Les films de François Ozon me laissent habituellement froid (ou m'énervent, c'est selon). "Grâce à Dieu" est donc une belle surprise pour moi.
Le sujet (la libération de la parole des victimes d'un prêtre pédophile) avait de quoi effrayer.
Pourtant, Ozon parvient non seulement à éviter les écueils attendus, mais à étendre le cadre du film d'enquête/procès, à la différence du réussi mais etriqué "Spotlight", sur un thème un peu similaire.
Les écueils évités.
Tout d'abord il évacue assez vite la question de la véracité des témoignages des victimes. En effet, le prêtre incriminé avoue dès la première entrevue avec Alexandre, la première de ses victimes à se manifester. On comprend assez vite aussi que les faits étaient connus d'autres adultes. On évite ainsi un suspense un peu foireux, et on décale la question de l'individu vers une problématique plus politique : celle de l'institution, de la communauté. L'autre peur que l'on pourrait avoir serait de voir Ozon verser dans la provoc facile, on redoute les scènes de flashback. Pourtant, il désamorce presque à l'avance ces séquences : elles sont toujours précédées d'un témoignage oral (ou une lettre), comme si la parole faisait renaître le souvenir. C'est une très belle idée, qui permet aussi d'éviter un suspense un peu dégueulasse, et la tentation du "plan choc".
La parole libérée.
Le nom de l'association de victimes "la parole libérée" implique qu'elle a été prisonnière. C'est là que le côté un peu méchant d'Ozon sert véritablement le film, créant une belle complexité à travers les faiblesses de ses personnages (les parents, mais aussi - c'est très osé - les victimes). Il s'agit de s'interroger sur nos arrangements avec nos souvenirs, nos oublis volontaires ou non. Il ne s'agit bien sûr pas de remettre en cause les témoignages des victimes (heureusement), puisque le prêtre avoue, mais plutôt de la manière dont leurs proches ont agi dans le passé, et comment se replonger dans ces souvenirs réécrit leurs relations, recrée des rancœurs (la terrible relation fraternelle du personnage interprété par un génial Ménochet).
Trois héros.
Un parti-pris permet cette complexité : celui de confier le rôle de protagoniste à trois personnages très différents successivement, faisant évoluer le rythme et le ton du film, et permettant de faire de ces victimes des individus à part entière. Une première partie très littéraire, presque policée, comme Alexandre. Une deuxième partie énergique, plutôt cash, et drôle comme François. Et une dernière partie tragique, volcanique comme Emmanuel.
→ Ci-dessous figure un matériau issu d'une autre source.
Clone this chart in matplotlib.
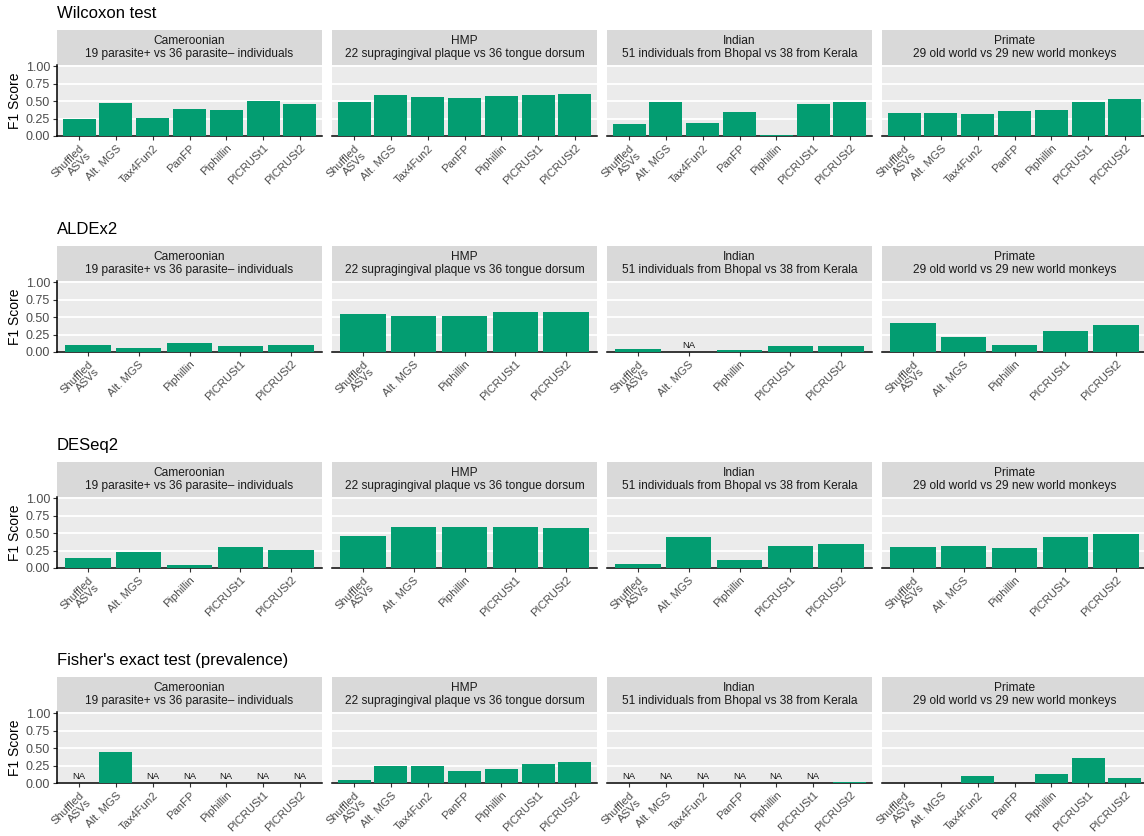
import numpy as np
import matplotlib
matplotlib.use("Agg")
import matplotlib.pyplot as plt

plt.rcParams["font.family"] = ["Liberation Sans", "DejaVu Sans"]

NA = np.nan

# Methods and panels
methods_all = ["Shuffled\nASVs", "Alt. MGS", "Tax4Fun2", "PanFP", "Piphillin", "PICRUSt1", "PICRUSt2"]
methods_sub = ["Shuffled\nASVs", "Alt. MGS", "Piphillin", "PICRUSt1", "PICRUSt2"]

datasets = ["Cameroonian", "HMP", "Indian", "Primate"]
dataset_desc = [
    "19 parasite+ vs 36 parasite\u2013 individuals",
    "22 supragingival plaque vs 36 tongue dorsum",
    "51 individuals from Bhopal vs 38 from Kerala",
    "29 old world vs 29 new world monkeys",
]

tests = ["Wilcoxon test", "ALDEx2", "DESeq2", "Fisher's exact test (prevalence)"]

# F1 scores per test, one list per dataset (NaN = not available)
wilcoxon_f1 = [
    [0.24, 0.48, 0.265, 0.39, 0.38, 0.50, 0.465],
    [0.485, 0.59, 0.56, 0.54, 0.58, 0.595, 0.60],
    [0.17, 0.485, 0.19, 0.345, 0.015, 0.455, 0.485],
    [0.33, 0.335, 0.31, 0.365, 0.375, 0.485, 0.53],
]
aldex2_f1 = [
    [0.10, 0.06, 0.135, 0.08, 0.095],
    [0.545, 0.515, 0.52, 0.57, 0.575],
    [0.045, NA, 0.03, 0.085, 0.08],
    [0.415, 0.21, 0.105, 0.30, 0.385],
]
deseq2_f1 = [
    [0.15, 0.235, 0.04, 0.30, 0.265],
    [0.455, 0.59, 0.585, 0.585, 0.577],
    [0.062, 0.45, 0.115, 0.32, 0.35],
    [0.30, 0.32, 0.29, 0.44, 0.495],
]
fisher_f1 = [
    [NA, 0.45, NA, NA, NA, NA, NA],
    [0.048, 0.245, 0.25, 0.173, 0.207, 0.28, 0.30],
    [NA, NA, NA, NA, NA, NA, 0.02],
    [0.0, 0.0, 0.105, 0.0, 0.125, 0.36, 0.067],
]

test_values = [wilcoxon_f1, aldex2_f1, deseq2_f1, fisher_f1]
test_methods = [methods_all, methods_sub, methods_sub, methods_all]

yticks = [0.0, 0.25, 0.5, 0.75, 1.0]
ytick_labels = ["0.00", "0.25", "0.50", "0.75", "1.00"]

BAR = "#039D71"
PANEL_BG = "#EBEBEB"
STRIP_BG = "#D9D9D9"
TICK_TXT = "#4D4D4D"

W, H = 1144, 836
fig = plt.figure(figsize=(W / 100, H / 100), dpi=100)


def rect(x0, y0, x1, y1):
    # pixel box (top-left origin) -> figure fraction
    return [x0 / W, 1 - y1 / H, (x1 - x0) / W, (y1 - y0) / H]


panel_left = 57
panel_w = 265
panel_gap = 10
strip_h = 35
panel_h = 71
row_tops = [30, 246, 462, 677]

for r, test in enumerate(tests):
    top = row_tops[r]
    fig.text(panel_left / W, 1 - (top - 16) / H, test, fontsize=12,
             ha="left", va="center", color="black")
    methods = test_methods[r]
    for c, ds in enumerate(datasets):
        x0 = panel_left + c * (panel_w + panel_gap)
        x1 = x0 + panel_w
        # strip
        sax = fig.add_axes(rect(x0, top, x1, top + strip_h))
        sax.set_facecolor(STRIP_BG)
        sax.set_xticks([])
        sax.set_yticks([])
        for s in sax.spines.values():
            s.set_visible(False)
        sax.text(0.5, 0.5, f"{ds}\n{dataset_desc[c]}", ha="center", va="center",
                 fontsize=8.6, color="#1A1A1A", linespacing=1.1,
                 transform=sax.transAxes)

        # panel
        ax = fig.add_axes(rect(x0, top + strip_h, x1, top + strip_h + panel_h))
        ax.set_facecolor(PANEL_BG)
        vals = np.array(test_values[r][c], dtype=float)
        xs = np.arange(1, len(methods) + 1)
        ax.bar(xs, np.nan_to_num(vals), width=0.9, color=BAR, zorder=3)
        for xi, v in zip(xs, vals):
            if np.isnan(v):
                ax.text(xi, 0.03, "NA", ha="center", va="bottom",
                        fontsize=6.8, color="#1A1A1A", zorder=4)
        ax.set_xlim(0.4, len(methods) + 0.6)
        ax.set_ylim(0, 1.02)
        ax.set_yticks(yticks)
        ax.yaxis.grid(True, color="white", linewidth=1.3, zorder=0)
        ax.set_axisbelow(True)
        ax.set_xticks(xs)
        ax.set_xticklabels(methods, rotation=45, ha="right", va="top",
                           rotation_mode="anchor", multialignment="right",
                           fontsize=8.1, color=TICK_TXT, linespacing=1.0)
        ax.tick_params(axis="x", length=3, width=0.8, color="#333333", pad=2)
        for s in ["top", "right"]:
            ax.spines[s].set_visible(False)
        ax.spines["bottom"].set_color("black")
        ax.spines["bottom"].set_linewidth(1.1)
        if c == 0:
            ax.spines["left"].set_color("black")
            ax.spines["left"].set_linewidth(1.1)
            ax.set_yticklabels(ytick_labels, fontsize=9, color=TICK_TXT)
            ax.tick_params(axis="y", length=3, width=0.8, color="#333333", pad=2)
            ax.set_ylabel("F1 Score", fontsize=10, color="black", labelpad=3)
        else:
            ax.spines["left"].set_visible(False)
            ax.tick_params(axis="y", length=0, labelleft=False)

fig.savefig("out.png", dpi=100)
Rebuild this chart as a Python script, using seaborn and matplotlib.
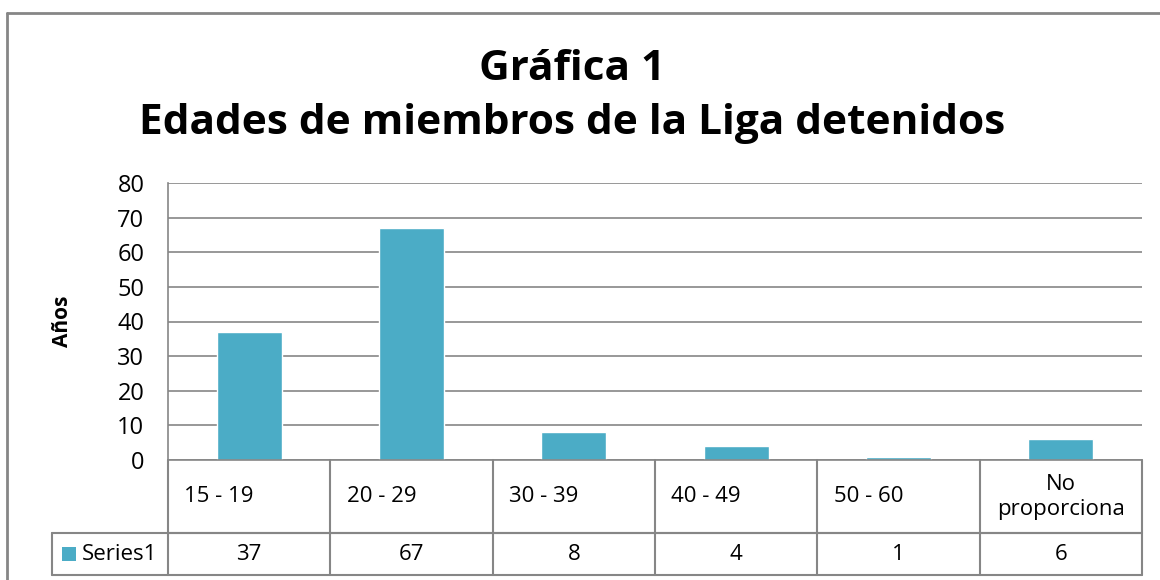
import matplotlib
matplotlib.use("Agg")
import matplotlib.pyplot as plt
import seaborn as sns
import pandas as pd
from matplotlib.patches import Rectangle
from matplotlib.lines import Line2D

# datos de la grafica
categorias = ["15 - 19", "20 - 29", "30 - 39", "40 - 49", "50 - 60", "No\nproporciona"]
valores = [37, 67, 8, 4, 1, 6]
serie = "Series1"
titulo = "Gráfica 1\nEdades de miembros de la Liga detenidos"
etiqueta_y = "Años"
ticks_y = [0, 10, 20, 30, 40, 50, 60, 70, 80]

COLOR = "#4BACC6"
GRIS = "#868686"
W, H = 1160, 580

sns.set_theme(style="white")
plt.rcParams["font.family"] = ["Open Sans", "DejaVu Sans"]
plt.rcParams["text.color"] = "black"
plt.rcParams["ytick.color"] = "black"
plt.rcParams["axes.labelcolor"] = "black"

df = pd.DataFrame({"categoria": categorias, "valor": valores})

fig = plt.figure(figsize=(W / 100, H / 100), dpi=100)

# area de trazado en pixeles
x0, x1 = 168, 1142
y_top, y_cero = 183, 460
ax = fig.add_axes([x0 / W, 1 - y_cero / H, (x1 - x0) / W, (y_cero - y_top) / H])

sns.barplot(data=df, x="categoria", y="valor", color=COLOR, width=0.4,
            saturation=1, ax=ax)

ax.set_ylim(0, 80)
ax.set_xlim(-0.5, len(categorias) - 0.5)
ax.set_yticks(ticks_y)
ax.tick_params(axis="y", labelsize=17, pad=17, length=0)
ax.set_xticks([])
ax.set_xlabel("")
ax.set_ylabel(etiqueta_y, fontsize=15, fontweight="bold", labelpad=32)
ax.yaxis.grid(True, color=GRIS, linewidth=1.2)
ax.set_axisbelow(True)
for lado in ["top", "right"]:
    ax.spines[lado].set_visible(False)
ax.spines["left"].set_color(GRIS)
ax.spines["bottom"].set_color(GRIS)
ax.spines["left"].set_linewidth(1.2)
ax.spines["bottom"].set_linewidth(1.2)

# tabla de datos bajo el eje
trans = ax.get_xaxis_transform()
px = 1 / (y_cero - y_top)  # un pixel en coordenadas del eje
fila1 = -(533 - y_cero) * px
fila2 = -(575 - y_cero) * px
x_serie = -0.5 - (x0 - 52) / ((x1 - x0) / len(categorias))
lk = dict(color=GRIS, linewidth=1.5, clip_on=False, transform=trans)

for i in range(len(categorias) + 1):
    ax.plot([i - 0.5, i - 0.5], [0, fila2], **lk)
ax.plot([-0.5, len(categorias) - 0.5], [fila1, fila1], **lk)
ax.plot([x_serie, len(categorias) - 0.5], [fila1, fila1], **lk)
ax.plot([x_serie, len(categorias) - 0.5], [fila2, fila2], **lk)
ax.plot([x_serie, x_serie], [fila1, fila2], **lk)

for i, (cat, val) in enumerate(zip(categorias, valores)):
    if "\n" in cat:
        ax.text(i, (0 + fila1) / 2, cat, ha="center", va="center", fontsize=16,
                transform=trans, linespacing=1.25)
    else:
        ax.text(i - 0.5 + 0.1, (0 + fila1) / 2, cat, ha="left", va="center",
                fontsize=16, transform=trans)
    ax.text(i, (fila1 + fila2) / 2, str(val), ha="center", va="center",
            fontsize=16, transform=trans)

# leyenda de la serie dentro de la tabla
ax.add_patch(Rectangle((x_serie + 0.06, (fila1 + fila2) / 2 - 7 * px), 0.085, 14 * px,
                       facecolor=COLOR, edgecolor="none", transform=trans, clip_on=False))
ax.text(x_serie + 0.185, (fila1 + fila2) / 2, serie, ha="left", va="center",
        fontsize=16, transform=trans)

fig.suptitle(titulo, x=0.493, y=1 - 49 / H, fontsize=30.5, fontweight="bold",
             va="top", linespacing=1.42)

# borde del grafico (solo arriba e izquierda visibles)
borde = dict(transform=fig.transFigure, color=GRIS, linewidth=2)
fig.lines.append(Line2D([7 / W, 1], [1 - 12.5 / H, 1 - 12.5 / H], **borde))
fig.lines.append(Line2D([7 / W, 7 / W], [0, 1 - 12.5 / H], **borde))

fig.savefig("out.png", dpi=100)
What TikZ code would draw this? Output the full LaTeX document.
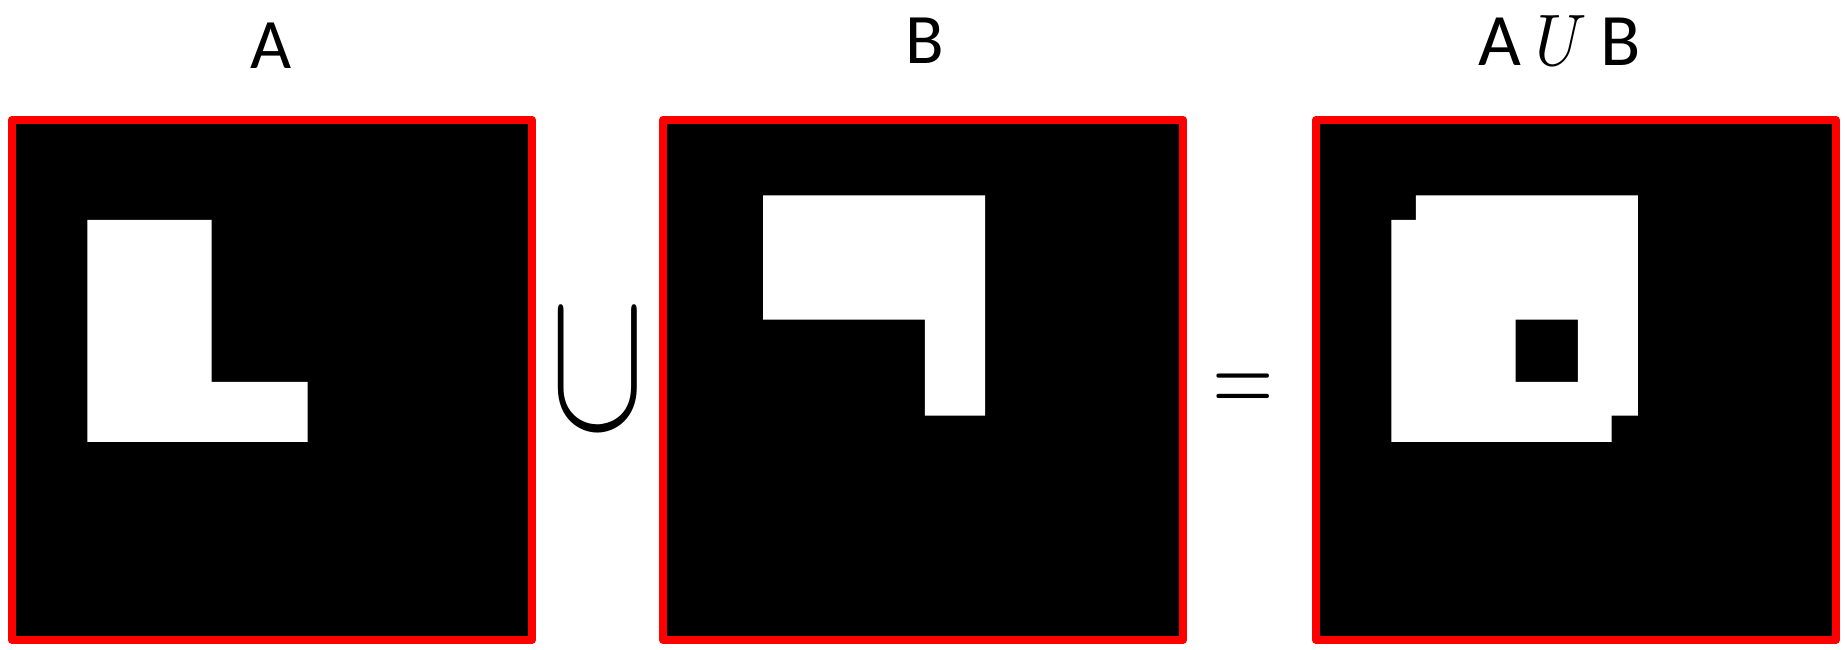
\documentclass[tikz,border=0pt]{standalone}
\usepackage{fontspec}
\setmainfont{Carlito}
\usepackage{graphicx}
\usetikzlibrary{calc}

% white regions, in pixels from the inner top left corner of a picture
\newcommand{\Lshape}{(71.3,95.8) -- (195.5,95.8) -- (195.5,257.7) -- (291.5,257.7) -- (291.5,317.9) -- (71.3,317.9) -- cycle}
\newcommand{\Gshape}{(95.8,71.3) -- (317.9,71.3) -- (317.9,291.5) -- (257.7,291.5) -- (257.7,195.5) -- (95.8,195.5) -- cycle}

\begin{document}
\begin{tikzpicture}[x=1pt,y=-1pt,
  panel/.style={draw=red,fill=black,line width=8.3pt,line join=round,minimum size=520pt,inner sep=0pt,outer sep=0pt},
  lbl/.style={font=\fontsize{71}{80}\selectfont,inner sep=0pt,anchor=base},
  blob/.style={fill=white}]

 \useasboundingbox (0,0) rectangle (1845,650);

 % the three pictures
 \node[panel] (pa) at (271.9,379.9) {};
 \node[panel] (pb) at (923.1,379.9) {};
 \node[panel] (pc) at (1575.9,379.9) {};

 % set A
 \begin{scope}[shift={($(pa.north west)+(4.15,4.15)$)}]
   \fill[blob] \Lshape;
 \end{scope}
 % set B
 \begin{scope}[shift={($(pb.north west)+(4.15,4.15)$)}]
   \fill[blob] \Gshape;
 \end{scope}
 % union
 \begin{scope}[shift={($(pc.north west)+(4.15,4.15)$)}]
   \fill[blob] \Lshape;
   \fill[blob] \Gshape;
 \end{scope}

 % titles
 \node[lbl] (la) at (271.5,69) {A};
 \node[lbl] (lb) at (924.6,64) {B};
 \node[lbl,font=\fontsize{74}{80}\selectfont] (lc) at (1559.5,65.7)
   {A\hspace{14pt}\scalebox{6.5}[7.3]{\normalsize$U$}\hspace{14pt}B};

 % operators
 \node[inner sep=0pt] (cup) at (597.8,371) {\scalebox{14.2}[20.7]{$\cup$}};
 \node[inner sep=0pt] (eq) at (1243.3,393) {\scalebox{7.9}[10.5]{$=$}};
\end{tikzpicture}
\end{document}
On en arrive à un des problèmes du film : le traitement réservé aux personnages féminins. Les femmes sont jalouses, les mères sont possessives mais trop soucieuses de leur image dans la communauté. La seule qui semble trouver grâce à ses yeux (la femme d'Alexandre) est celle qui se tait et s'efface devant son mari. Mais surtout, il y a cette violence d'Emmanuel envers sa petite amie, et le fait qu'Ozon semble presque l'excuser. Cet accès de violence a néanmoins (involontairement?) une vertu : celle d'amener, là aussi, une complexité finalement bienvenue, les victimes pouvant aussi, à leur tour, se changer en bourreau.
Ces crises de jalousie introduisent aussi la question (difficile) du rapport entretenu avec les médias, de la place accordée à la parole de chacun, voire (et c'est très dur) du plaisir éventuellement éprouvé d'être courtisé, ou, du moins, de s'épancher. Les questions posées font de ces personnages des humains, avec leur défauts, et sans qu'Ozon fasse preuve de trop de froideur.
Car cette complexité n'empêche jamais l'émotion de déferler, et de manière souvent inattendue.
Mais surtout, le film laisse une trace, des séquences reviennent, il se livre aussi "à retardement". C'est rare et précieux.